I know this is not the case,
Glad to know you have your own certainties.
but your ignoring the extensive and informative comments provided by
members of this list certainly gives that impression)
Actually I am not aware of ignoring anything although I may not get to
respond to everything (not enough time and too much to do). And some of
the comments are rhetorical or repetitive.
, or (c) you are simply being a gadfly.
Whether or not I am is up to anyone to decide. No one has to respond to
anything I post. Just ignore it if it bothers you. I don't want to be a
burden.
The reference to uninformative characters is a classic example of your
not
paying attention
Just because you don't agree with me has nothing to do with my paying
attention or not. Perhaps it is really you who is not paying attention.
This does not seem to be a productive approach.
: any good cladistic algorithm can determine, as can any
competent systematist, whether or not a character is informative.
Only within the parameters of the recipe.
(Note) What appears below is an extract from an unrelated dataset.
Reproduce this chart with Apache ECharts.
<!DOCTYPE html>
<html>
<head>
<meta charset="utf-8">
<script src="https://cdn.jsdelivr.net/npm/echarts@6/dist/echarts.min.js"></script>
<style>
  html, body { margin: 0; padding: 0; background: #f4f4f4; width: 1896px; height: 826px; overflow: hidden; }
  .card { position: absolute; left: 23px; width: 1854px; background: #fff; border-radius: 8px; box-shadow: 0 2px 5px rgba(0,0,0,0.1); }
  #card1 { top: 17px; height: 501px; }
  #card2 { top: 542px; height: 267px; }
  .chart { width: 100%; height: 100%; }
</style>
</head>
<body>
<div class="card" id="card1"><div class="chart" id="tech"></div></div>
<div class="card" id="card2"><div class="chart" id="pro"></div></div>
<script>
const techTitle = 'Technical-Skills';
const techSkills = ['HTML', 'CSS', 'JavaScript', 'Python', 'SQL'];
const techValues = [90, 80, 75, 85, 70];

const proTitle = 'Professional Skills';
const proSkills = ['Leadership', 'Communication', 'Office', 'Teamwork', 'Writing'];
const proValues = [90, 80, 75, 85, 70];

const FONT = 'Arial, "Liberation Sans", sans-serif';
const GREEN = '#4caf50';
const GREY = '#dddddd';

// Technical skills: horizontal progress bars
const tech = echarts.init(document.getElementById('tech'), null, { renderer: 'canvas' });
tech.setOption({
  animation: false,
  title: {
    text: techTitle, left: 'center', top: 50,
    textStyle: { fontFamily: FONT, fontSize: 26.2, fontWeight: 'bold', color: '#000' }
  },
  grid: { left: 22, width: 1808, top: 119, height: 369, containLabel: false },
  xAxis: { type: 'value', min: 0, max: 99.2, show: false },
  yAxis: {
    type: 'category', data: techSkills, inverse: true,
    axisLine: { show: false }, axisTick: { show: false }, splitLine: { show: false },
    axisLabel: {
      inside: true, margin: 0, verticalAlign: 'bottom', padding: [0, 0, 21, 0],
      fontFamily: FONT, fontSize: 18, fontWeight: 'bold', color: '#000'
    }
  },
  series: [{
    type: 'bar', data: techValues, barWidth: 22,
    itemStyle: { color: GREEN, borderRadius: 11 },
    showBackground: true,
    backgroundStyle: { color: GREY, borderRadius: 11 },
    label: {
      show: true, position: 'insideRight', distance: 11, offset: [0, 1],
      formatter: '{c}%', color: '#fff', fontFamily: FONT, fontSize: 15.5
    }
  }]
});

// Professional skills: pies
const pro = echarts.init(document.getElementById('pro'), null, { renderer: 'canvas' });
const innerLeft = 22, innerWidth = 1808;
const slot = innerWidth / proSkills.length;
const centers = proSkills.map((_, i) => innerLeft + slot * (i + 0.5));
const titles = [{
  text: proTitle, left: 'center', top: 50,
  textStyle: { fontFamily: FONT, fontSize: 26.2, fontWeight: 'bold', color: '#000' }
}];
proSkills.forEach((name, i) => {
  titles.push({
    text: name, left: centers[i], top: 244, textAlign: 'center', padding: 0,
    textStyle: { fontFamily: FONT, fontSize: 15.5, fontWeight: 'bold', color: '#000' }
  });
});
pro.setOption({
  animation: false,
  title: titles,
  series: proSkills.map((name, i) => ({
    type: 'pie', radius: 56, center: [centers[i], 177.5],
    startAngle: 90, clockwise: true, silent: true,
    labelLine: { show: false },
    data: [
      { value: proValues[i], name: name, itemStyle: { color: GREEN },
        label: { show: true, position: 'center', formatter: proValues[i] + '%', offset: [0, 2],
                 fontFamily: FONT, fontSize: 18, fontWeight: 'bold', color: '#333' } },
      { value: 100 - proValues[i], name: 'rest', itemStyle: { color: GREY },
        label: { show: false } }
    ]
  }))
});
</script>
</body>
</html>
Uninformative characters are ignored because they don't provide any
information about sister-group relationships. I don't have to be a
hominid
systematist to take a look at a data matrix and tell you whether or not
a
character is informative.
Only in the context of the data matrix. Whether the characters are
really any good is another matter.
This is the "intelligent ignoramus" aspect of
analysis that was raised when numerical taxonomy was in its infancy.
Some
claimed that numerical taxonomy would reduce the science to a purely
algorithmic exercise that required no understanding of the organisms.
Well,
that's never been the case.
I wonder. I have talked to a couple of molecular systematists who were
coming up with all sorts of phylogenetic revolutions without having any
clue about morphology of the group they were talking about. So perhaps
these things go both ways.
Morphological data are especially difficult to
evaluate and, in fact, are unlikely to provide "accurate" phylogenies
(see
Lamboy, 1994. Systematic Botany 19: 489-505). Yes, Lamboy's analyses
were
based on simulated data, but the data matrices generated were not unlike
real morphological data matrices.
One could make any kind of theoretical argument about this. If that
assertion is correct then Zander's reference to the general congruence
of molecular and morphological trees would be stupid. It would be like
saying that unlikely data is actually likely - if the molecular tree
were considered 'likely'
Respectfully,
Sure, but if you don't agree with me you don't have to comment or even
read the emails. Better than imputing what's going on in my mind.